Fiber optic cables are currently being used throughout the aerospace and communications industries. These cables are typically employed in computerized equipment and communications applications where space and/or weight restrictions make traditional copper wiring systems inappropriate. Optical fiber, as a data transfer means, is known for its exceptional speed and bandwidth capability and for its ability to provide reliable communication signals in systems that generate large amounts of electromagnetic radiation.
The commercial and military aerospace industry is a harsh testing ground for fiber optic cables, requiring flawless performance in extremely demanding physical environments. In such environments, where even minor failures can result in loss of life and property, fiber optic cables are subjected to conditions which include destructive extremes in vibration, shock, temperature, pressure, water/chemical emersion, as well as electromagnetic and radio frequency interference. It is for these reasons that aerospace standards for the manufacture and supply of fiber optic cables are some of the most rigorous found in any industry.

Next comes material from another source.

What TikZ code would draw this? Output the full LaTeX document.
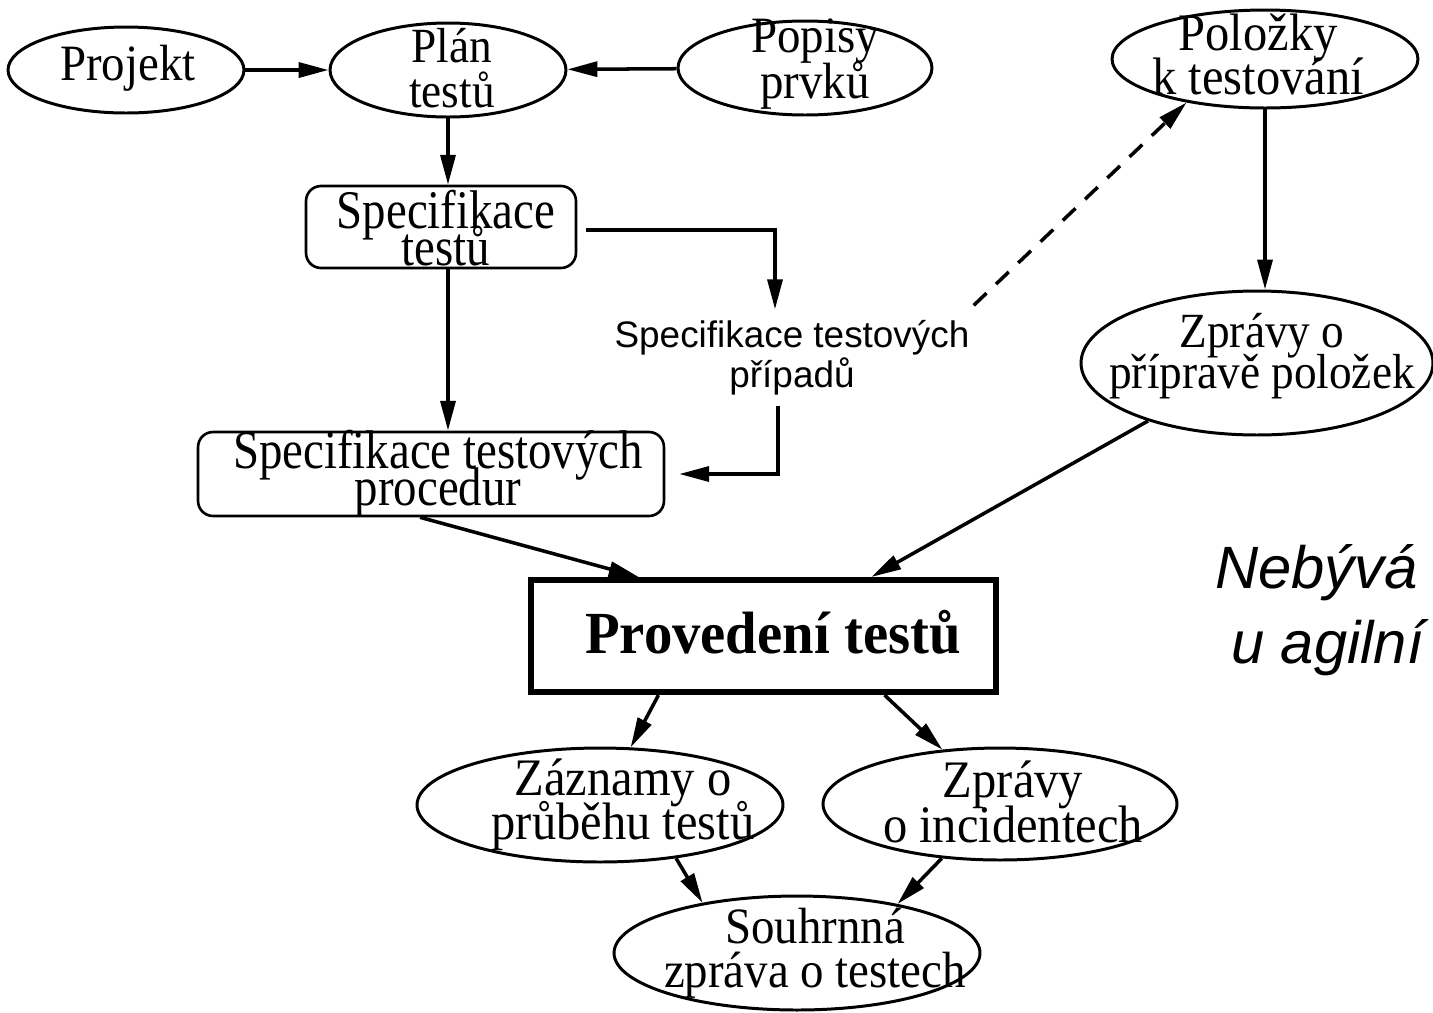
\documentclass[tikz,border=0pt]{standalone}
\usepackage{fontspec}
\setmainfont{Liberation Serif}
\newfontfamily\ElF[FakeStretch=0.92]{Liberation Serif}
\newfontfamily\BxF[FakeStretch=0.86]{Liberation Serif}
\newfontfamily\PvF[FakeStretch=0.95]{Liberation Serif}
\newfontfamily\SnF{Liberation Sans}
\usetikzlibrary{arrows.meta,shapes.geometric,calc}
\newcommand\fsz[2]{\fontsize{#1}{#2}\selectfont\lineskiplimit=-100pt\lineskip=0pt}
\tikzset{
 ell/.style={draw, ellipse, line width=1.7pt, inner sep=0pt},
 rbox/.style={draw, rectangle, rounded corners=0.3cm, line width=1.5pt, inner sep=0pt},
 mainbox/.style={draw, rectangle, line width=3.5pt, inner sep=0pt},
 lbl/.style={inner sep=0pt, align=center},
 arr/.style={line width=2pt, -{Triangle[length=17pt,width=8.5pt]}},
}
\begin{document}
\begin{tikzpicture}[x=0.02cm,y=-0.02cm]
\useasboundingbox (0,0) rectangle (1433,1012);
% shapes
\node[ell, minimum width=4.72cm, minimum height=1.72cm] (projekt) at (126,70) {};
\node[ell, minimum width=4.72cm, minimum height=1.88cm] (plan) at (448,70) {};
\node[ell, minimum width=5.08cm, minimum height=1.88cm] (popisy) at (805,68) {};
\node[ell, minimum width=6.12cm, minimum height=1.96cm] (polozky) at (1265,59) {};
\node[ell, minimum width=7.04cm, minimum height=2.88cm] (zpravyp) at (1257,363) {};
\node[rbox, minimum width=5.4cm, minimum height=1.64cm] (spectest) at (441,227) {};
\node[rbox, minimum width=9.32cm, minimum height=1.68cm] (procedur) at (431,474) {};
\node[mainbox, minimum width=9.3cm, minimum height=2.24cm] (provedeni) at (763.5,636) {};
\node[ell, minimum width=7.32cm, minimum height=2.28cm] (zaznamy) at (600,805) {};
\node[ell, minimum width=7.08cm, minimum height=2.24cm] (zpravyi) at (1000,804) {};
\node[ell, minimum width=7.32cm, minimum height=2.28cm] (souhrnna) at (797,953) {};
% texts
\node[lbl, font=\ElF\fsz{29}{24}] (projekt-t) at (128,68) {Projekt};
\node[lbl, font=\ElF\fsz{28}{26}] (plan-t) at (452,68) {Plán\\testů};
\node[lbl, font=\ElF\fsz{29}{26}] (popisy-t) at (815,64) {Popisy\\prvků};
\node[lbl, font=\ElF\fsz{30}{25}] (polozky-t) at (1258,54) {Položky\\k testování};
\node[lbl, font=\ElF\fsz{28}{23}] (zpravyp-t) at (1262,356) {Zprávy o\\přípravě položek};
\node[lbl, font=\BxF\fsz{31}{21}] (spectest-t) at (446,228) {Specifikace\\testů};
\node[lbl, font=\BxF\fsz{31}{21}] (procedur-t) at (438,474) {Specifikace testových\\procedur};
\node[lbl, font=\PvF\bfseries\fsz{34}{34}] (provedeni-t) at (773,632) {Provedení testů};
\node[lbl, font=\ElF\fsz{30}{25}] (zaznamy-t) at (623,805) {Záznamy o\\průběhu testů};
\node[lbl, font=\ElF\fsz{30}{26}] (zpravyi-t) at (1013,802) {Zprávy\\o incidentech};
\node[lbl, font=\ElF\fsz{29}{25}] (souhrnna-t) at (815,953) {Souhrnná\\zpráva o testech};
\node[lbl, font=\SnF\fsz{21}{22.7}] (pripady) at (792,358) {Specifikace testových\\případů};
\node[inner sep=0pt, anchor=base west, align=left, font=\SnF\itshape\fsz{34}{42.5}] (note) at (1215,663) {Nebývá\\\hspace*{9pt}u agilní};
% connectors
\draw[arr] (projekt) -- (plan);
\draw[arr] (popisy) -- (plan);
\draw[arr] (plan.south) -- (plan.south |- spectest.north);
\draw[arr] (spectest.south -| plan.south) -- (procedur.north -| plan.south);
\draw[arr] ([xshift=0.18cm,yshift=-0.06cm]spectest.east) -| ([xshift=-0.34cm,yshift=0.22cm]pripady.north);
\draw[arr] ([xshift=-0.28cm,yshift=-0.2cm]pripady.south) |- ([xshift=0.28cm]procedur.east);
\draw[arr, dash pattern=on 10pt off 7.5pt] ([xshift=0.08cm,yshift=0.3cm]pripady.north east) -- (polozky.209);
\draw[arr] (polozky.south) -- (polozky.south |- zpravyp.north);
\draw[arr] (zpravyp.208) -- ($(provedeni.north west)!0.729!(provedeni.north east)$);
\draw[arr] ([xshift=-0.22cm]procedur.south) -- ($(provedeni.north west)!0.235!(provedeni.north east)$);
\draw[arr] ($(provedeni.south west)!0.277!(provedeni.south east)$) -- (zaznamy);
\draw[arr] ($(provedeni.south west)!0.757!(provedeni.south east)$) -- (zpravyi);
\draw[arr] (zaznamy.-35) -- (souhrnna.152);
\draw[arr] (zpravyi.223) -- (souhrnna.26);
\end{tikzpicture}
\end{document}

The world's major aerospace manufacturers conduct aggressive ongoing research on new designs and materials that can deliver stronger, lighter and more durable fiber optic cables.
U.S. Pat. No. 6,233,384 B1 to Sowell, III et al. provides one such new design. By way of this reference, a ruggedized fiber optic cable is provided wherein a fluoropolymer first jacketing material is applied over a buffered optic fiber core. A rigid, closely-spaced, spirally or helically wrapped wire layer is applied over the first jacketing layer, followed by the application of a mechanical braid (e.g., plastic fibers or strands) over the wire layer. To protect the fiber optic cable from the environment, an outer jacket (e.g., tetrafluoroethylene/(perfluoroalkyl) vinyl ether copolymer) is applied over the mechanical braid. Although this cable design provides some protection for the optic fiber core, the outer jacket will shrink in the axial direction during cable manufacture and use, thereby increasing stress on the optic fiber core, which can cause the fibers to crack or break.
U.S. Pat. No. 5,615,293 to Sayegh discloses a fiber optic cable assembly that employs acrylic coated optical fibers surrounded by a buffer material such as foamed fluorinated ethylene-propylene (FEP). The acrylic coating material on the optical fibers, however, has a use temperature ranging from about −65° C. to about 125° C. and will degrade when the FEP buffer material is extruded onto the fibers, causing undesirable yellowing and even loss of integrity of the coating material.
Accordingly, it is a general object of the present invention to avoid the above-referenced disadvantages of the prior art.
More particularly, it is an object of the present invention to provide a fiber optic cable that serves to minimize or eliminate shrinkage stress on the optic fiber core.
It is a more particular object to provide a fiber optic cable having improved dimensional stability that demonstrates more stable signal carrying characteristics in extremely demanding physical environments.
It is another more particular object to provide a fiber optic cable that employs one or more intermediate layers that serve to protect the buffered optical fiber(s) from the effects of high temperature during cable manufacture and use.